**EXERCISE GOAL**
Filter this material down to the lines that hold "with", copying each one.

**EXTRACTED RECORDS**
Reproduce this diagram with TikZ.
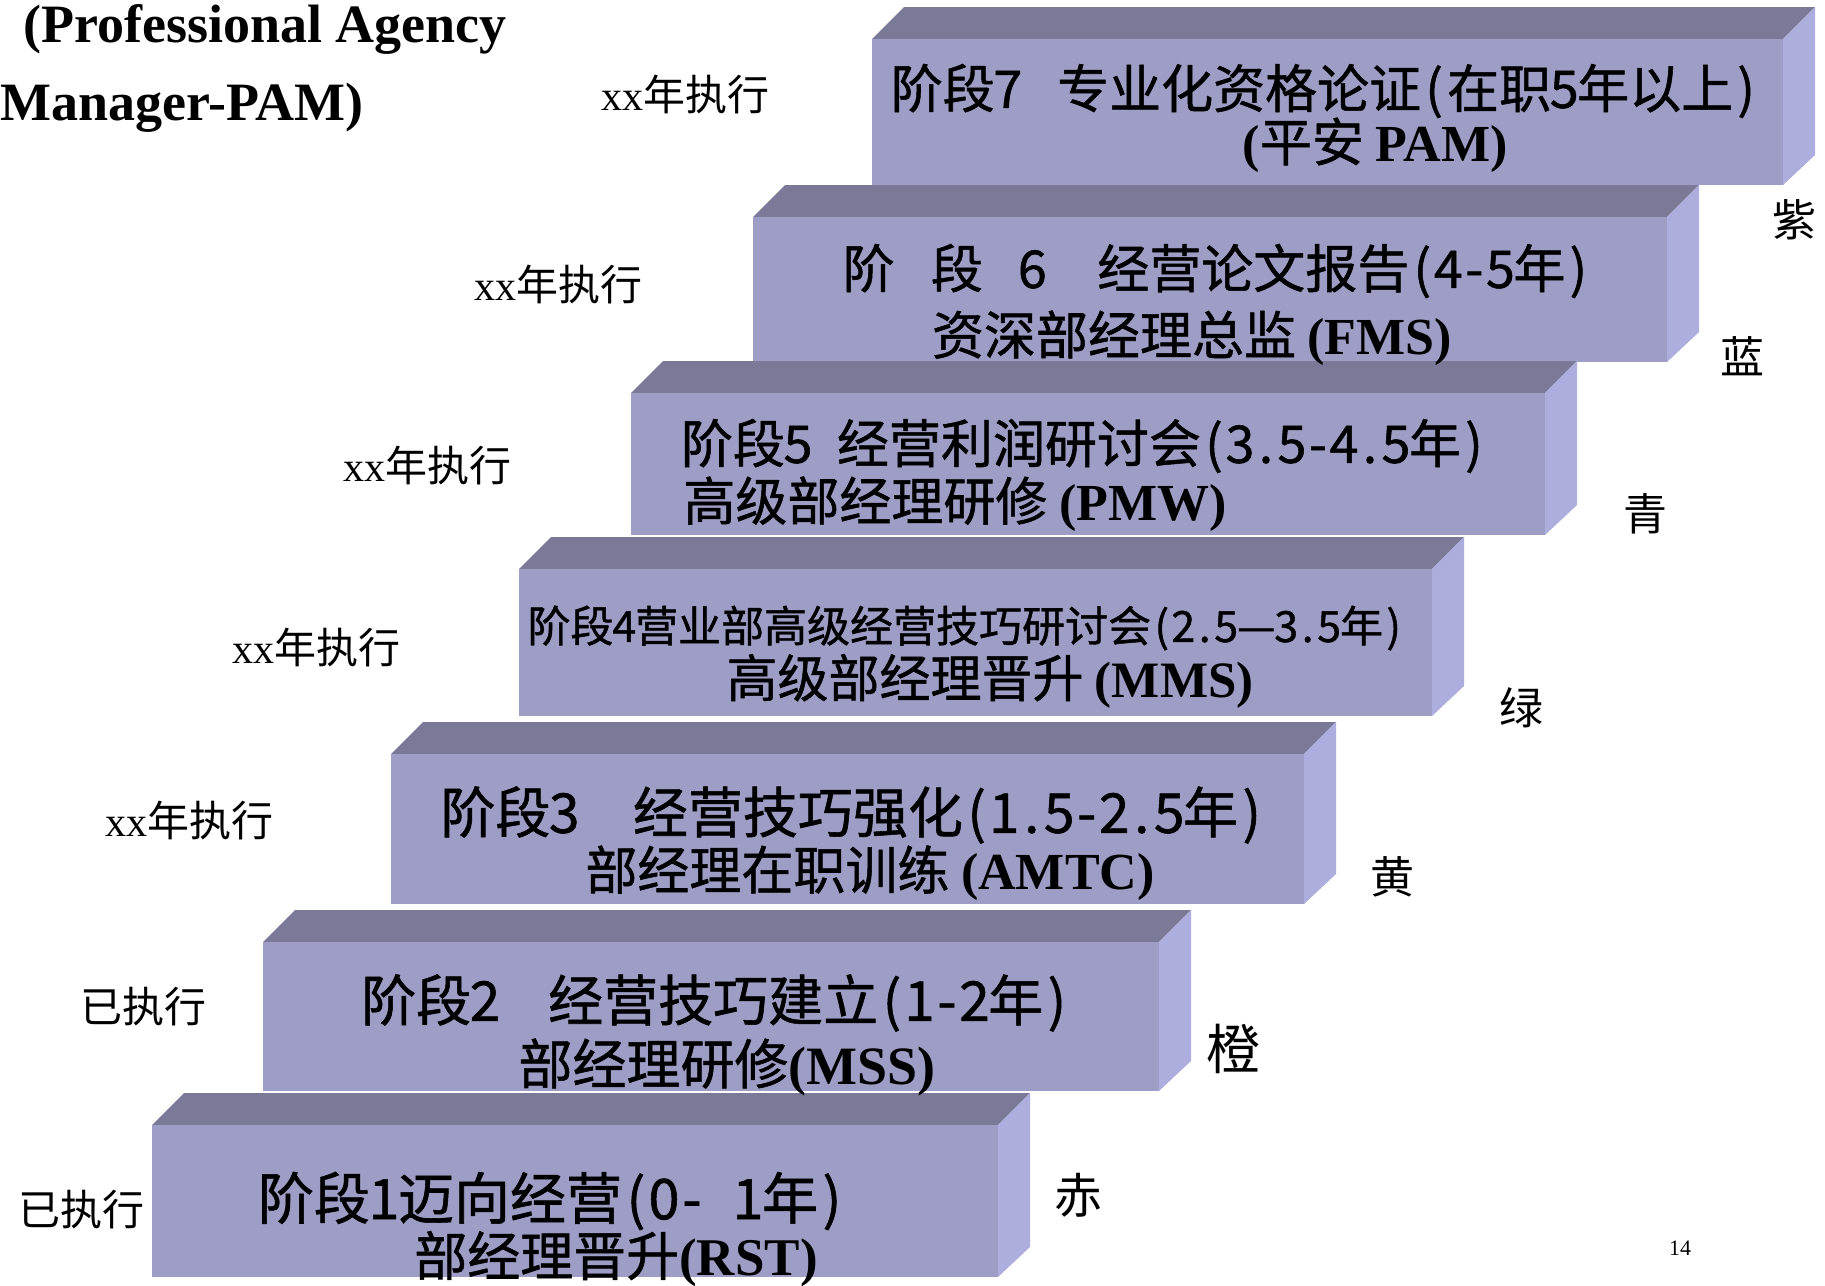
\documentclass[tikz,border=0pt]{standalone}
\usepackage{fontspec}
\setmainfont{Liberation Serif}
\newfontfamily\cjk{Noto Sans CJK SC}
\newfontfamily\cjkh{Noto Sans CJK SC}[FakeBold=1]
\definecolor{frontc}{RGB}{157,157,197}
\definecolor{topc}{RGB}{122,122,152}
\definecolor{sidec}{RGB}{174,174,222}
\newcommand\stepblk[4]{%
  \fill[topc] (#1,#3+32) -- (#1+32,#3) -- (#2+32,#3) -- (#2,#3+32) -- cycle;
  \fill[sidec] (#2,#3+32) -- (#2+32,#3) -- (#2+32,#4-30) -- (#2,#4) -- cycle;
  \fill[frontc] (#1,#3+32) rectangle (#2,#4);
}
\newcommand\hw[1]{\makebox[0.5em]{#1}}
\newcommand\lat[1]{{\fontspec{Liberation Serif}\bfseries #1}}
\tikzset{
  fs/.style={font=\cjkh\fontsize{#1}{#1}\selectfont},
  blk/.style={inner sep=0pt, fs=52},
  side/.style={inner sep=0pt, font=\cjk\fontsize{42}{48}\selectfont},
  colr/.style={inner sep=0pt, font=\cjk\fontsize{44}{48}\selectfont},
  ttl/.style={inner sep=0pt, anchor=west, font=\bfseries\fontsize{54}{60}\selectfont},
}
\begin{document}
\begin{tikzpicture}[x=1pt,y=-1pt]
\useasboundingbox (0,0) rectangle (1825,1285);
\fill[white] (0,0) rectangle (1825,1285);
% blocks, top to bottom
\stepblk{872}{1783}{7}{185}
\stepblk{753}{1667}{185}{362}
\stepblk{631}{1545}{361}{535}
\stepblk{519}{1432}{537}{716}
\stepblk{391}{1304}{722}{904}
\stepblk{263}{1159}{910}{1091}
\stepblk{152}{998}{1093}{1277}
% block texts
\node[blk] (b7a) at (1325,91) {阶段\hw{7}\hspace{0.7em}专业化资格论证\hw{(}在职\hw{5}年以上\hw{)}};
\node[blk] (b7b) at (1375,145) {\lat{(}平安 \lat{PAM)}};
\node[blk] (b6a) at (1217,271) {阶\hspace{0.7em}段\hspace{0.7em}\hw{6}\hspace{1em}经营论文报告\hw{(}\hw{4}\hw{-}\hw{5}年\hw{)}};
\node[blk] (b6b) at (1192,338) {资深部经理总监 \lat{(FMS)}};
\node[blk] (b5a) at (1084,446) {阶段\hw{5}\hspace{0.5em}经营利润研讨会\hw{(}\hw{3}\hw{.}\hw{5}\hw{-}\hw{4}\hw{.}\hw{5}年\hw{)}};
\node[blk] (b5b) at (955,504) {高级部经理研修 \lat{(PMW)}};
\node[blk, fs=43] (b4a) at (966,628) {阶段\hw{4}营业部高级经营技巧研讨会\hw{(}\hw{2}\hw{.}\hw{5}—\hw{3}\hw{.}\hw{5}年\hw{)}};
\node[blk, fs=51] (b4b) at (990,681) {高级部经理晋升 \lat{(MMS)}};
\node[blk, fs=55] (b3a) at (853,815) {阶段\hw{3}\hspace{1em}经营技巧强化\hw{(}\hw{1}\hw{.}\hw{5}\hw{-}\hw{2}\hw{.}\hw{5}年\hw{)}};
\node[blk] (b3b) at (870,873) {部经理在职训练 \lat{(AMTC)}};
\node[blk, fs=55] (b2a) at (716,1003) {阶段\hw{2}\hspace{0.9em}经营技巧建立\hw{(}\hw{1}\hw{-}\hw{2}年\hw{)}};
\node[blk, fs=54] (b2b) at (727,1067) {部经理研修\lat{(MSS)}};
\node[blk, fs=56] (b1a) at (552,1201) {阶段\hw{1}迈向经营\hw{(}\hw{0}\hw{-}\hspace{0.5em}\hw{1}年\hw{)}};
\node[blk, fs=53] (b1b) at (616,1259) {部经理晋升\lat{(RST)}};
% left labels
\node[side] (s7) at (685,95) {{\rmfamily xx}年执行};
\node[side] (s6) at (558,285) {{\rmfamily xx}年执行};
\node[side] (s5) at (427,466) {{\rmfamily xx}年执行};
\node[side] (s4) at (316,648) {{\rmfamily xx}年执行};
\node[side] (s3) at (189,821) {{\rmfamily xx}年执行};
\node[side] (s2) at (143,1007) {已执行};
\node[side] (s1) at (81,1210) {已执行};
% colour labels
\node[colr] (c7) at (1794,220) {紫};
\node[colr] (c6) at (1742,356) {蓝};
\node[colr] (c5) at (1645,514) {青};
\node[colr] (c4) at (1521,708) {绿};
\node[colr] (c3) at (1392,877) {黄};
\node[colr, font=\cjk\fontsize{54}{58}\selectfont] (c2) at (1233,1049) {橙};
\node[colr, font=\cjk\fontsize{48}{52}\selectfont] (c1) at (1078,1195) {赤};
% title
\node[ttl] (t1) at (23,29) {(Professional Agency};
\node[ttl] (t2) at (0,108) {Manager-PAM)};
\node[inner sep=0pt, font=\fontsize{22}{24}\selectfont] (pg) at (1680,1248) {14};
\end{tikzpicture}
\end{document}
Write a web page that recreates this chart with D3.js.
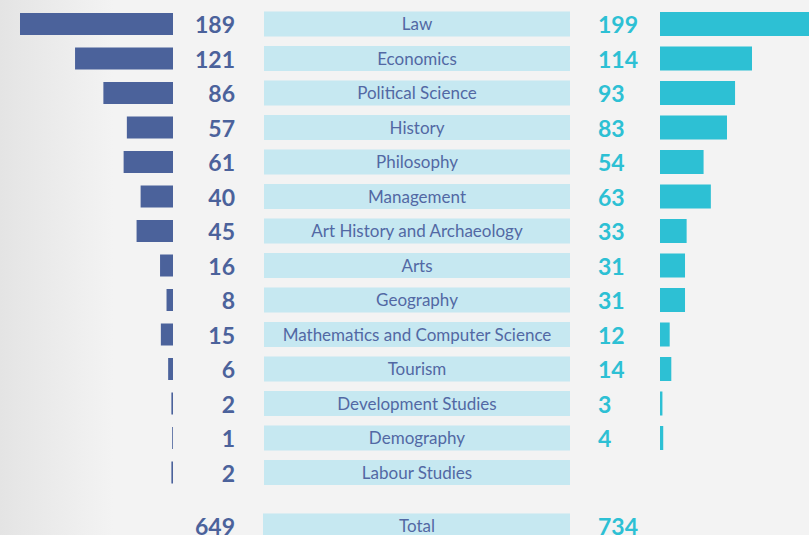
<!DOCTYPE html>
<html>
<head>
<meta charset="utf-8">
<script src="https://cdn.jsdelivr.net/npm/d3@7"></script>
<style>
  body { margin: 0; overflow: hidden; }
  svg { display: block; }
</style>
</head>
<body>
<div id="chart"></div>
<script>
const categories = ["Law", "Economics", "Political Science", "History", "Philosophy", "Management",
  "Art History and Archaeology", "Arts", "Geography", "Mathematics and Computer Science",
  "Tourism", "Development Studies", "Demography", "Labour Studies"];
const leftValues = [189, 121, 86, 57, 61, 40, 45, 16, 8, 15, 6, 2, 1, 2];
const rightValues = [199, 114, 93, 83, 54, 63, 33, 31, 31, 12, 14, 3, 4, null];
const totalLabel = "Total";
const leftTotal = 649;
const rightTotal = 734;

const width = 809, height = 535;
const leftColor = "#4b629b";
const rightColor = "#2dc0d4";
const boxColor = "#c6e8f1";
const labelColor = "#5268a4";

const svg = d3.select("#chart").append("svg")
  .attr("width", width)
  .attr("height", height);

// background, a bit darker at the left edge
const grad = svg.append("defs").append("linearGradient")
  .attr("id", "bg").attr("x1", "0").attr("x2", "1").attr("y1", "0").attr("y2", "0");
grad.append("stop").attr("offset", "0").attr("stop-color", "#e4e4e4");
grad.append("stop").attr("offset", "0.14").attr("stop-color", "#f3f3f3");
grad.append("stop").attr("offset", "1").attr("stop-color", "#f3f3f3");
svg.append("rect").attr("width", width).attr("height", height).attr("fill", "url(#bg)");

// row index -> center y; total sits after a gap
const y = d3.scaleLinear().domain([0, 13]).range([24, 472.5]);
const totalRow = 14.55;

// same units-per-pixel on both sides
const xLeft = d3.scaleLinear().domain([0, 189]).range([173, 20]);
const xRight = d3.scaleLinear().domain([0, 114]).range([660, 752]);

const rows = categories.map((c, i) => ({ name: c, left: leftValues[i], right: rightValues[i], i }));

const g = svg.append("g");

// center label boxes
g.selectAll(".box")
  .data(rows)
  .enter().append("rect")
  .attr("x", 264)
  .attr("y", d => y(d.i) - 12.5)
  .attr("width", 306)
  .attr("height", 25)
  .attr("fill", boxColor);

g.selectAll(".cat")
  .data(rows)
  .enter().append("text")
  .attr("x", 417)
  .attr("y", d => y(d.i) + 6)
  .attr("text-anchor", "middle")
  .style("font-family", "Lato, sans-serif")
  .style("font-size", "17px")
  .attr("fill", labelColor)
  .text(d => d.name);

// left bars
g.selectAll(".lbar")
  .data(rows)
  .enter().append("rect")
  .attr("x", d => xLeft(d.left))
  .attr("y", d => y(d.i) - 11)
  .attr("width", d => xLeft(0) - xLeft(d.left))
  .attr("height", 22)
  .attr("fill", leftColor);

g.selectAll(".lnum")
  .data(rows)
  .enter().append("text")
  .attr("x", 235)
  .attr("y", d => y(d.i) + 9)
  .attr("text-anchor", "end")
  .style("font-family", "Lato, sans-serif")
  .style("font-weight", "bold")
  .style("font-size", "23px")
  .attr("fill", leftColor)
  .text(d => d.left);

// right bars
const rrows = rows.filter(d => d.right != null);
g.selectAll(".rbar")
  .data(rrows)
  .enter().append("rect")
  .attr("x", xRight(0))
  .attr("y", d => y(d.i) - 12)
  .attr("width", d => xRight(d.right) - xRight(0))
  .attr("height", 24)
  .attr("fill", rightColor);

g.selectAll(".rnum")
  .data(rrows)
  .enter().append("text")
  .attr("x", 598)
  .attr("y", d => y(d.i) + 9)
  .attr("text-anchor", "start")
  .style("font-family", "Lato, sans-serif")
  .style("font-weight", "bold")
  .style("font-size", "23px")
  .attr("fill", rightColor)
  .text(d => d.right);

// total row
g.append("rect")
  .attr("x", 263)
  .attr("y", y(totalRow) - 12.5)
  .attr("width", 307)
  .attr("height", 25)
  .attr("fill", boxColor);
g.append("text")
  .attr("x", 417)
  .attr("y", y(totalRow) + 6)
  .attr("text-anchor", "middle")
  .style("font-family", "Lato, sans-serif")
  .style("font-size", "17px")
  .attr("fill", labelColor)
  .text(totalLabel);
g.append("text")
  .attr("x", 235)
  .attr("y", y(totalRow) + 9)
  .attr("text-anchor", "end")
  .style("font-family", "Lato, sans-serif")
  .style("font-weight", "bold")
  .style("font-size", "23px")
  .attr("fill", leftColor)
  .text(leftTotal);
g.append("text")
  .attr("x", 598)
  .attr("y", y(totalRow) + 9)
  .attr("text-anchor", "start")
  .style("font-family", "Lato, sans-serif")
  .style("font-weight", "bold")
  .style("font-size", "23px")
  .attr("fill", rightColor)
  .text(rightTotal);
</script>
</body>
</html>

**ANSWER TO THE EXERCISE**
Reproduce this diagram with TikZ.
Write a web page that recreates this chart with D3.js.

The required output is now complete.